Autour du binôme égypto-américain se pressent le secrétaire général de l’ONU António Guterres, le Premier ministre britannique Keir Starmer, la cheffe du gouvernement italien Giorgia Meloni, le président du gouvernement espagnol Pedro Sánchez et le président français Emmanuel Macron (The Guardian).

L’Orient-Le Jour ajoute le président turc Recep Tayyip Erdogan et le roi Abdallah II de Jordanie à la liste, confirmant la nature transrégionale de la rencontre. La présence turque illustre l’ouverture du format, tandis que la participation jordanienne rappelle la centralité d’Amman dans toute équation liée au statut des lieux saints à Jérusalem.

Des absences qui en disent long

Aucune délégation officielle israélienne ou du Hamas n’assistera à la cérémonie de signature, note The Jerusalem Post. Cette configuration pourrait atténuer la portée juridique des décisions, mais elle permet d’éviter des face-à-face prématurés alors que le cessez-le-feu reste fragile.

Le sommet s’apparente donc à une tribune internationale d’appui politique, plutôt qu’à une négociation technique. En filigrane, Le New Arab souligne que l’absence des belligérants limite aussi les risques de rupture immédiate du dialogue.

Que peut-on attendre de la déclaration finale ?

Selon la communication officielle égyptienne reprise par Al-Ahram, l’objectif est de consacrer la fin des hostilités et d’appeler à une reprise rapide de l’aide humanitaire à Gaza. Aucune feuille de route détaillée n’a filtré, laissant les parties libres de calibrer leurs engagements nationaux.

L’on s’attend toutefois à un texte rappelant le soutien aux « deux États », thème récurrent des communiqués onusiens. La présence d’António Guterres assure que la terminologie onusienne restera la référence, même si l’absence d’Israël et du Hamas réduit la portée opérationnelle des engagements.

Calendrier serré, enjeu d’image

La conjonction d’un format express et d’un parterre de dirigeants de poids offre au Caire une vitrine d’efficacité. Pour plusieurs capitales européennes, le déplacement d’une demi-journée limite le coût politique d’une implication directe tout en affichant un soutien à la solution diplomatique.

Le rendez-vous de Charm El-Cheikh pourrait ainsi devenir un jalon mémoriel, sans préjuger du processus ultérieur. Dans une région où les cycles de conflit se succèdent, l’événement rappelle que la diplomatie reste sise à la croisée des symboles et des rapports de force.

Scénarios d’après-sommet

Trois hypothèses dominent les conversations diplomatiques : la consolidation rapide du cessez-le-feu grâce à une pression politique coordonnée ; un statu quo fragile menacé par des incidents ponctuels ; enfin, la reprise des hostilités faute de mécanisme de vérification. Le choix des mots dans la déclaration finale pèsera donc lourd sur la perception du succès ou de l’échec.

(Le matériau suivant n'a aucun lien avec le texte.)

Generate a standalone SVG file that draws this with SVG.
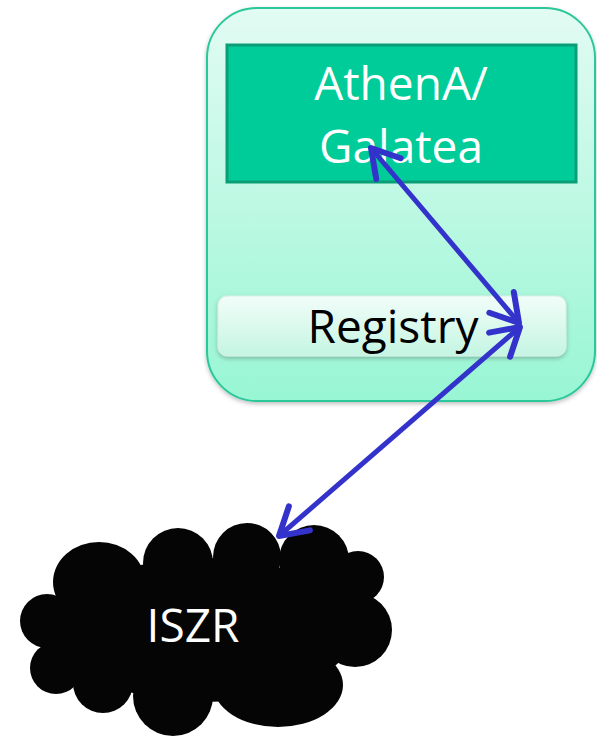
<svg xmlns="http://www.w3.org/2000/svg" width="597" height="736" viewBox="0 0 597 736">
<defs>
<linearGradient id="outerG" x1="0" y1="0" x2="0" y2="1">
<stop offset="0" stop-color="#e2fbf3"/>
<stop offset="1" stop-color="#98f6d4"/>
</linearGradient>
<linearGradient id="regG" x1="0" y1="0" x2="0" y2="1">
<stop offset="0" stop-color="#f2fdf9"/>
<stop offset="1" stop-color="#c4f5e2"/>
</linearGradient>
<filter id="sh" x="-10%" y="-10%" width="120%" height="130%">
<feDropShadow dx="0" dy="2" stdDeviation="2" flood-color="#000" flood-opacity="0.25"/>
</filter>
<marker id="ah" markerUnits="userSpaceOnUse" markerWidth="60" markerHeight="60" refX="0" refY="0" orient="auto-start-reverse" overflow="visible">
<path d="M-27,-16 L0,0 L-27,16" fill="none" stroke="#3333cc" stroke-width="6" stroke-linecap="round" stroke-linejoin="round"/>
</marker>
<style>
.lbl{font-family:"Open Sans","Liberation Sans",sans-serif;font-size:46px;text-anchor:middle}
.conn{fill:none;stroke:#3333cc;stroke-width:5;marker-start:url(#ah);marker-end:url(#ah)}
.puff{fill:#050505}
</style>
</defs>
<g id="container">
<rect x="207" y="8" width="388" height="393" rx="50" fill="url(#outerG)" stroke="#2cc79a" stroke-width="2" filter="url(#sh)"/>
</g>
<g id="athena">
<rect x="227" y="45" width="349" height="137" fill="#00cc99" stroke="#0a9e76" stroke-width="3"/>
<text class="lbl" x="401" y="100" fill="#ffffff">AthenA/</text>
<text class="lbl" x="401" y="163" fill="#ffffff">Galatea</text>
</g>
<g id="registry">
<rect x="218" y="296" width="348" height="60" rx="9" fill="url(#regG)" stroke="#d8eee6" stroke-width="1" filter="url(#sh)"/>
<text class="lbl" x="393" y="343" fill="#000000">Registry</text>
</g>
<g id="iszr">
<ellipse class="puff" cx="205" cy="630" rx="150" ry="72"/>
<circle class="puff" cx="330" cy="600" r="34"/>
<circle class="puff" cx="47" cy="621" r="27"/>
<circle class="puff" cx="56" cy="668" r="26"/>
<circle class="puff" cx="103" cy="683" r="30"/>
<circle class="puff" cx="173" cy="696" r="40"/>
<ellipse class="puff" cx="278" cy="685" rx="65" ry="42"/>
<circle class="puff" cx="355" cy="630" r="37"/>
<circle class="puff" cx="358" cy="577" r="26"/>
<circle class="puff" cx="314" cy="560" r="35"/>
<circle class="puff" cx="247" cy="557" r="34"/>
<circle class="puff" cx="178" cy="563" r="35"/>
<ellipse class="puff" cx="99" cy="582" rx="46" ry="40"/>
<text class="lbl" x="193" y="642" fill="#ffffff">ISZR</text>
</g>
<g id="connectors">
<line class="conn" x1="371" y1="148" x2="519" y2="323"/>
<line class="conn" x1="520" y1="327" x2="279" y2="536"/>
</g>
</svg>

À court terme, l’enjeu principal est de maintenir l’unité d’affichage obtenue ce 13 octobre. Faute d’Israël et du Hamas autour de la table, le suivi reposera sur la crédibilité des parrains du sommet, en premier lieu Le Caire et Washington.

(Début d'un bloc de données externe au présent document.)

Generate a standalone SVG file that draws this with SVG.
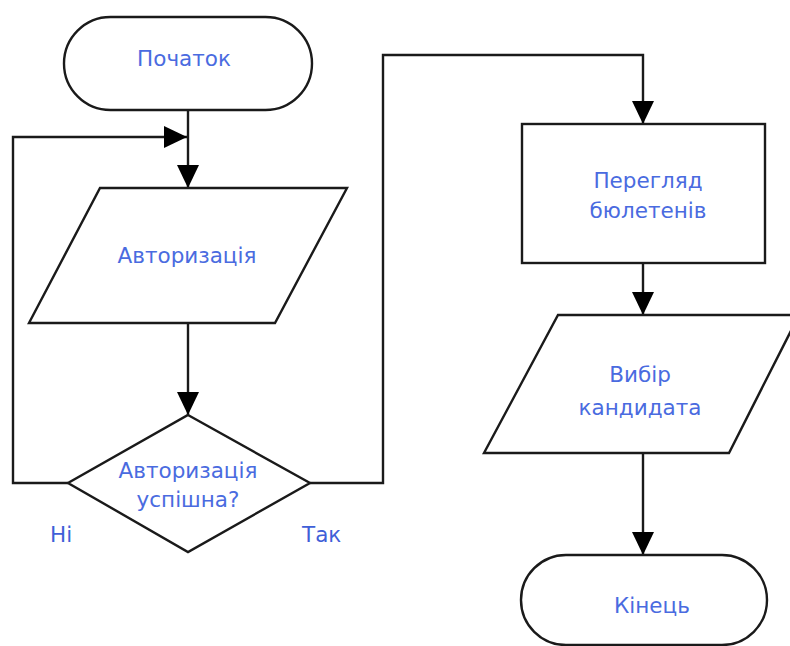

Acteurs et intérêts croisés

Pour l’Égypte, le sommet consolide une stature de médiateur incontournable et offre un capital politique précieux sur la scène arabe. Pour les puissances européennes, il s’agit d’assurer une visibilité dans un dossier où leur marge d’action demeure limitée.

Les Nations unies, par la voix d’António Guterres, trouvent là une plateforme pour relancer un discours multilatéral, tandis que la Turquie et la Jordanie capitalisent sur leur proximité historique avec la question palestinienne.

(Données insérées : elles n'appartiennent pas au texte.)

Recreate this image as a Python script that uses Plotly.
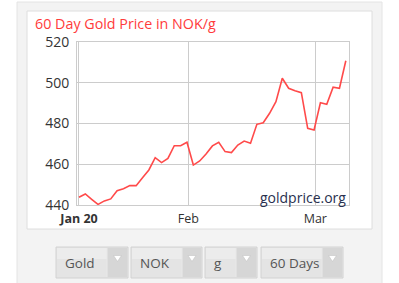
import plotly.graph_objects as go

# ---- data (NOK per gram) ----
prices = [443.8, 445.4, 442.8, 440.3, 442.0, 443.0, 447.0, 448.0, 449.5, 449.5,
          453.4, 457.2, 463.2, 460.8, 462.9, 469.1, 469.1, 470.8, 459.6, 461.6,
          465.0, 469.0, 470.8, 466.2, 465.7, 469.4, 471.4, 470.3, 479.6, 480.4,
          485.0, 490.7, 502.2, 497.3, 496.1, 495.1, 477.6, 476.8, 490.2, 489.4,
          497.8, 497.3, 510.8]
x_tick_labels = ["<b>Jan 20</b>", "Feb", "Mar"]
x_tick_index = [0, 17.2, 37.2]
y_tick_values = [440, 460, 480, 500, 520]

selectors = ["Gold", "NOK", "g", "60 Days"]

W, H = 399, 283
L, R, T, B = 77, 349, 42, 205  # plot area in pixels


def px(x):
    return (x - L) / (R - L)


def py(y):
    return (B - y) / (B - T)


fig = go.Figure()
fig.add_trace(go.Scatter(
    x=list(range(len(prices))), y=prices, mode="lines",
    line=dict(color="#ff4a4a", width=1.6), hoverinfo="skip", showlegend=False))

shapes = []
# outer grey panel
shapes.append(dict(type="rect", xref="paper", yref="paper", layer="below",
                   x0=px(17), x1=px(382), y0=py(300), y1=py(2),
                   fillcolor="#f3f3f3", line=dict(color="#e4e4e4", width=1)))
# inner white box
shapes.append(dict(type="rect", xref="paper", yref="paper", layer="below",
                   x0=px(27), x1=px(372), y0=py(229), y1=py(11),
                   fillcolor="#ffffff", line=dict(color="#dedede", width=1)))

# selector buttons
btns = [(56, 128, 107), (131, 202, 182), (205, 257, 236), (261, 343, 322)]
annotations = []
bt, bb = 247, 278
for (x0, x1, xd), label in zip(btns, selectors):
    shapes.append(dict(type="rect", xref="paper", yref="paper",
                       x0=px(x0), x1=px(x1), y0=py(bb), y1=py(bt),
                       fillcolor="#e4e4e4", line=dict(color="#d2d2d2", width=1)))
    shapes.append(dict(type="rect", xref="paper", yref="paper",
                       x0=px(x0 + 1), x1=px(xd), y0=py(bt + 12), y1=py(bt + 1),
                       fillcolor="#ececec", line=dict(width=0)))
    shapes.append(dict(type="rect", xref="paper", yref="paper",
                       x0=px(xd), x1=px(x1 - 1), y0=py(bb - 1), y1=py(bt + 1),
                       fillcolor="#d6d6d6", line=dict(width=0)))
    shapes.append(dict(type="line", xref="paper", yref="paper",
                       x0=px(xd), x1=px(xd), y0=py(bb - 1), y1=py(bt + 1),
                       line=dict(color="#e9e9e9", width=1)))
    cx = (xd + x1) / 2
    cy = 258
    path = "M {} {} L {} {} L {} {} Z".format(
        px(cx - 4), py(cy - 2.5), px(cx + 4), py(cy - 2.5), px(cx), py(cy + 3.5))
    shapes.append(dict(type="path", xref="paper", yref="paper", path=path,
                       fillcolor="#ffffff", line=dict(color="#c4c4c4", width=0.6)))
    annotations.append(dict(text=label, xref="paper", yref="paper",
                            x=px(x0 + 7), y=py(263), xanchor="left", yanchor="middle",
                            showarrow=False,
                            font=dict(family="Open Sans", size=13.5, color="#555555")))

# title
annotations.append(dict(text="60 Day Gold Price in NOK/g", xref="paper", yref="paper",
                        x=px(33), y=py(24), xanchor="left", yanchor="middle",
                        showarrow=False,
                        font=dict(family="Open Sans", size=14.3, color="#ff3b3b")))
# watermark
annotations.append(dict(text="goldprice.org", xref="paper", yref="paper",
                        x=px(348), y=py(197), xanchor="right", yanchor="middle",
                        showarrow=False,
                        font=dict(family="Open Sans", size=14, color="#28304f")))

fig.update_layout(
    width=W, height=H,
    margin=dict(l=L, r=W - R, t=T, b=H - B, pad=0),
    paper_bgcolor="#ffffff", plot_bgcolor="rgba(0,0,0,0)",
    shapes=shapes, annotations=annotations, showlegend=False,
    xaxis=dict(range=[-0.31, 42.5], tickvals=x_tick_index, ticktext=x_tick_labels,
               showgrid=True, gridcolor="#cccccc", gridwidth=1, zeroline=False,
               showline=True, mirror=True, linecolor="#cccccc", linewidth=1,
               ticks="", ticklabelstandoff=2,
               tickfont=dict(family="Open Sans", size=12.5, color="#333333"),
               fixedrange=True),
    yaxis=dict(range=[440, 520], tickvals=y_tick_values,
               showgrid=True, gridcolor="#cccccc", gridwidth=1, zeroline=False,
               showline=True, mirror=True, linecolor="#cccccc", linewidth=1,
               ticks="", ticklabelstandoff=4,
               tickfont=dict(family="Open Sans", size=14, color="#333333"),
               fixedrange=True),
)

fig.write_html("out.html", config={"displayModeBar": False})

Au-delà de Charm El-Cheikh

Le rendez-vous du 13 octobre ne mettra pas un point final au conflit, mais il illustre la résilience de la diplomatie de sommets. En l’absence d’un cadre de négociation permanent, ces rencontres successives façonnent des coalitions éphémères dont la valeur tient souvent plus à la photo de famille qu’aux clauses juridiques.

La portée réelle du sommet dépendra donc de la capacité des acteurs présents à traduire leurs déclarations en canaux réguliers de suivi. Dans l’immédiat, la priorité est claire : préserver le silence des armes et rouvrir les voies d’assistance à Gaza.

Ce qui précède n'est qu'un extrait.